## TASK REQUIREMENTS
Output the data word for word, dropping every image.

>> begin

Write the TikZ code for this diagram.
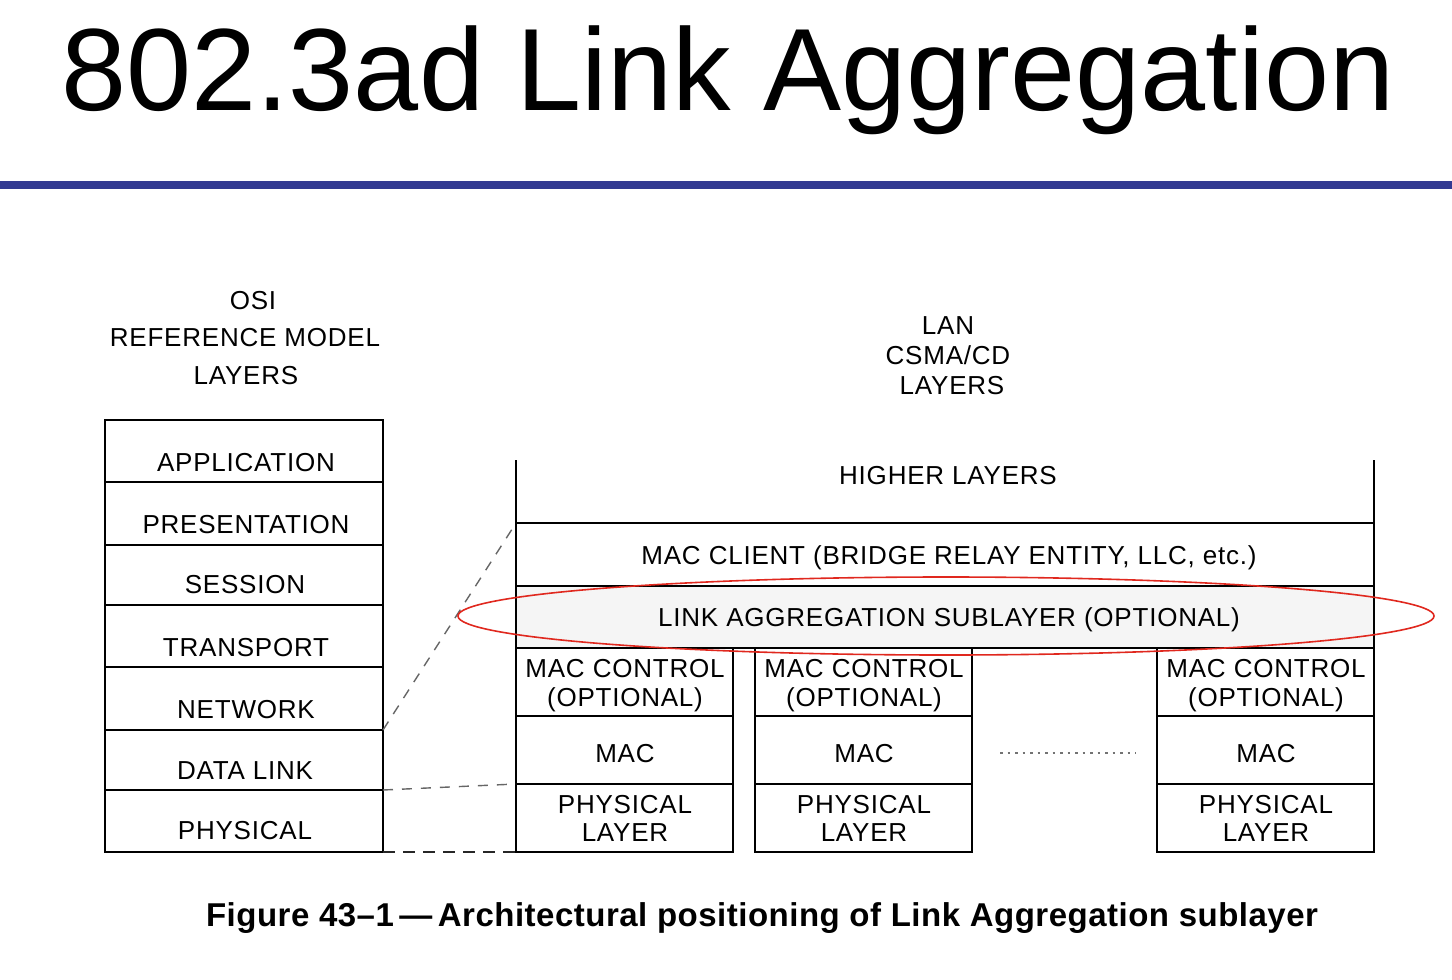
\documentclass[tikz,border=0pt]{standalone}
\usepackage{fontspec}
\setmainfont{Liberation Sans}
\newfontfamily\figfont[LetterSpace=3]{Liberation Sans}
\newfontfamily\capfont[LetterSpace=1.5]{Liberation Sans}
\usetikzlibrary{shapes.geometric}
\definecolor{rulecol}{HTML}{323A92}
\definecolor{ovalred}{HTML}{E0281E}
\definecolor{lagfill}{HTML}{F5F5F5}
\begin{document}
\begin{tikzpicture}[x=1pt,y=-1pt,
  lbl/.style={font=\figfont\fontsize{26}{26}\selectfont, text height=18.6pt, text depth=0pt, inner sep=0pt, anchor=center},
  cell/.style={draw, line width=1.6pt, inner sep=0pt, outer sep=0pt, anchor=north west},
  gdash/.style={draw=black!60, line width=1.4pt, dash pattern=on 10pt off 9pt},
  bdash/.style={draw=black!85, line width=1.4pt, dash pattern=on 12pt off 8pt},
  frame/.style={line width=1.6pt}]
\useasboundingbox (0,0) rectangle (1452,980);
% title and rule
\node[font=\fontsize{117}{117}\selectfont, text height=84pt, text depth=0pt, inner sep=0pt] (title) at (728,68.5) {802.3ad Link Aggregation};
\fill[rulecol] (0,181) rectangle (1452,189);
% OSI heading
\node[lbl] (osi1) at (253,300) {OSI};
\node[lbl] (osi2) at (245,337) {REFERENCE MODEL};
\node[lbl] (osi3) at (246,375) {LAYERS};
% OSI stack
\node[cell, minimum width=278pt, minimum height=62pt] (app) at (105,420) {};
\node[cell, minimum width=278pt, minimum height=63pt] (pres) at (105,482) {};
\node[cell, minimum width=278pt, minimum height=60pt] (sess) at (105,545) {};
\node[cell, minimum width=278pt, minimum height=62pt] (trans) at (105,605) {};
\node[cell, minimum width=278pt, minimum height=63pt] (net) at (105,667) {};
\node[cell, minimum width=278pt, minimum height=60pt] (dl) at (105,730) {};
\node[cell, minimum width=278pt, minimum height=62pt] (phy) at (105,790) {};
\node[lbl] (tapp) at (246,462) {APPLICATION};
\node[lbl] (tpres) at (246,524) {PRESENTATION};
\node[lbl] (tsess) at (245,584) {SESSION};
\node[lbl] (ttrans) at (246,647) {TRANSPORT};
\node[lbl] (tnet) at (246,709) {NETWORK};
\node[lbl] (tdl) at (245,770) {DATA LINK};
\node[lbl] (tphy) at (245,830) {PHYSICAL};
% LAN heading
\node[lbl] (lan1) at (948,325) {LAN};
\node[lbl] (lan2) at (948,355) {CSMA/CD};
\node[lbl] (lan3) at (952,385) {LAYERS};
% higher layers region
\coordinate (hlL) at (516,460);
\coordinate (hlR) at (1374,460);
\node[cell, minimum width=858pt, minimum height=63pt] (client) at (516,523) {};
\node[cell, fill=lagfill, minimum width=858pt, minimum height=62pt] (lag) at (516,586) {};
\draw[frame] (hlL) -- (client.north west);
\draw[frame] (hlR) -- (client.north east);
\node[lbl] (thl) at (948,475) {HIGHER LAYERS};
\node[lbl] (tclient) at (949,555) {MAC CLIENT (BRIDGE RELAY ENTITY, LLC, etc.)};
\node[lbl] (tlag) at (949,617) {LINK AGGREGATION SUBLAYER (OPTIONAL)};
% port columns
\foreach \n/\x in {a/516, b/755, c/1157}{
  \node[cell, minimum width=217pt, minimum height=68pt] (ctl\n) at (\x,648) {};
  \node[cell, minimum width=217pt, minimum height=68pt] (mac\n) at (\x,716) {};
  \node[cell, minimum width=217pt, minimum height=68pt] (pl\n) at (\x,784) {};
}
\foreach \n/\x in {a/625, b/864, c/1266}{
  \node[lbl] (tc1\n) at (\x,668) {MAC CONTROL};
  \node[lbl] (tc2\n) at (\x,697) {(OPTIONAL)};
  \node[lbl] (tm\n) at (\x,753) {MAC};
  \node[lbl] (tp1\n) at (\x,804) {PHYSICAL};
  \node[lbl] (tp2\n) at (\x,832) {LAYER};
}
% ellipsis between ports
\coordinate (dotA) at (1000,753);
\coordinate (dotB) at (1136,753);
\draw[black!55, line width=2.6pt, dash pattern=on 2.6pt off 4.9pt] (dotA) -- (dotB);
% dashed mapping lines
\draw[gdash] (net.south east) -- (client.north west);
\draw[gdash] (dl.south east) -- (pla.north west);
\draw[bdash] (phy.south east) -- (pla.south west);
% red oval
\node[draw=ovalred, line width=1.6pt, ellipse, inner sep=0pt, minimum width=976pt, minimum height=78pt] (oval) at (946,616) {};
% caption
\node[font=\capfont\bfseries\fontsize{33}{33}\selectfont, text height=23.6pt, text depth=0pt, inner sep=0pt] (cap) at (762,915) {Figure 43–1\,—\,Architectural positioning of Link Aggregation sublayer};
\end{tikzpicture}
\end{document}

>> end

## TASK OUTPUT
Write the TikZ code for this diagram.
\documentclass[tikz,border=0pt]{standalone}
\usepackage{fontspec}
\setmainfont{Liberation Sans}
\newfontfamily\figfont[LetterSpace=3]{Liberation Sans}
\newfontfamily\capfont[LetterSpace=1.5]{Liberation Sans}
\usetikzlibrary{shapes.geometric}
\definecolor{rulecol}{HTML}{323A92}
\definecolor{ovalred}{HTML}{E0281E}
\definecolor{lagfill}{HTML}{F5F5F5}
\begin{document}
\begin{tikzpicture}[x=1pt,y=-1pt,
  lbl/.style={font=\figfont\fontsize{26}{26}\selectfont, text height=18.6pt, text depth=0pt, inner sep=0pt, anchor=center},
  cell/.style={draw, line width=1.6pt, inner sep=0pt, outer sep=0pt, anchor=north west},
  gdash/.style={draw=black!60, line width=1.4pt, dash pattern=on 10pt off 9pt},
  bdash/.style={draw=black!85, line width=1.4pt, dash pattern=on 12pt off 8pt},
  frame/.style={line width=1.6pt}]
\useasboundingbox (0,0) rectangle (1452,980);
% title and rule
\node[font=\fontsize{117}{117}\selectfont, text height=84pt, text depth=0pt, inner sep=0pt] (title) at (728,68.5) {802.3ad Link Aggregation};
\fill[rulecol] (0,181) rectangle (1452,189);
% OSI heading
\node[lbl] (osi1) at (253,300) {OSI};
\node[lbl] (osi2) at (245,337) {REFERENCE MODEL};
\node[lbl] (osi3) at (246,375) {LAYERS};
% OSI stack
\node[cell, minimum width=278pt, minimum height=62pt] (app) at (105,420) {};
\node[cell, minimum width=278pt, minimum height=63pt] (pres) at (105,482) {};
\node[cell, minimum width=278pt, minimum height=60pt] (sess) at (105,545) {};
\node[cell, minimum width=278pt, minimum height=62pt] (trans) at (105,605) {};
\node[cell, minimum width=278pt, minimum height=63pt] (net) at (105,667) {};
\node[cell, minimum width=278pt, minimum height=60pt] (dl) at (105,730) {};
\node[cell, minimum width=278pt, minimum height=62pt] (phy) at (105,790) {};
\node[lbl] (tapp) at (246,462) {APPLICATION};
\node[lbl] (tpres) at (246,524) {PRESENTATION};
\node[lbl] (tsess) at (245,584) {SESSION};
\node[lbl] (ttrans) at (246,647) {TRANSPORT};
\node[lbl] (tnet) at (246,709) {NETWORK};
\node[lbl] (tdl) at (245,770) {DATA LINK};
\node[lbl] (tphy) at (245,830) {PHYSICAL};
% LAN heading
\node[lbl] (lan1) at (948,325) {LAN};
\node[lbl] (lan2) at (948,355) {CSMA/CD};
\node[lbl] (lan3) at (952,385) {LAYERS};
% higher layers region
\coordinate (hlL) at (516,460);
\coordinate (hlR) at (1374,460);
\node[cell, minimum width=858pt, minimum height=63pt] (client) at (516,523) {};
\node[cell, fill=lagfill, minimum width=858pt, minimum height=62pt] (lag) at (516,586) {};
\draw[frame] (hlL) -- (client.north west);
\draw[frame] (hlR) -- (client.north east);
\node[lbl] (thl) at (948,475) {HIGHER LAYERS};
\node[lbl] (tclient) at (949,555) {MAC CLIENT (BRIDGE RELAY ENTITY, LLC, etc.)};
\node[lbl] (tlag) at (949,617) {LINK AGGREGATION SUBLAYER (OPTIONAL)};
% port columns
\foreach \n/\x in {a/516, b/755, c/1157}{
  \node[cell, minimum width=217pt, minimum height=68pt] (ctl\n) at (\x,648) {};
  \node[cell, minimum width=217pt, minimum height=68pt] (mac\n) at (\x,716) {};
  \node[cell, minimum width=217pt, minimum height=68pt] (pl\n) at (\x,784) {};
}
\foreach \n/\x in {a/625, b/864, c/1266}{
  \node[lbl] (tc1\n) at (\x,668) {MAC CONTROL};
  \node[lbl] (tc2\n) at (\x,697) {(OPTIONAL)};
  \node[lbl] (tm\n) at (\x,753) {MAC};
  \node[lbl] (tp1\n) at (\x,804) {PHYSICAL};
  \node[lbl] (tp2\n) at (\x,832) {LAYER};
}
% ellipsis between ports
\coordinate (dotA) at (1000,753);
\coordinate (dotB) at (1136,753);
\draw[black!55, line width=2.6pt, dash pattern=on 2.6pt off 4.9pt] (dotA) -- (dotB);
% dashed mapping lines
\draw[gdash] (net.south east) -- (client.north west);
\draw[gdash] (dl.south east) -- (pla.north west);
\draw[bdash] (phy.south east) -- (pla.south west);
% red oval
\node[draw=ovalred, line width=1.6pt, ellipse, inner sep=0pt, minimum width=976pt, minimum height=78pt] (oval) at (946,616) {};
% caption
\node[font=\capfont\bfseries\fontsize{33}{33}\selectfont, text height=23.6pt, text depth=0pt, inner sep=0pt] (cap) at (762,915) {Figure 43–1\,—\,Architectural positioning of Link Aggregation sublayer};
\end{tikzpicture}
\end{document}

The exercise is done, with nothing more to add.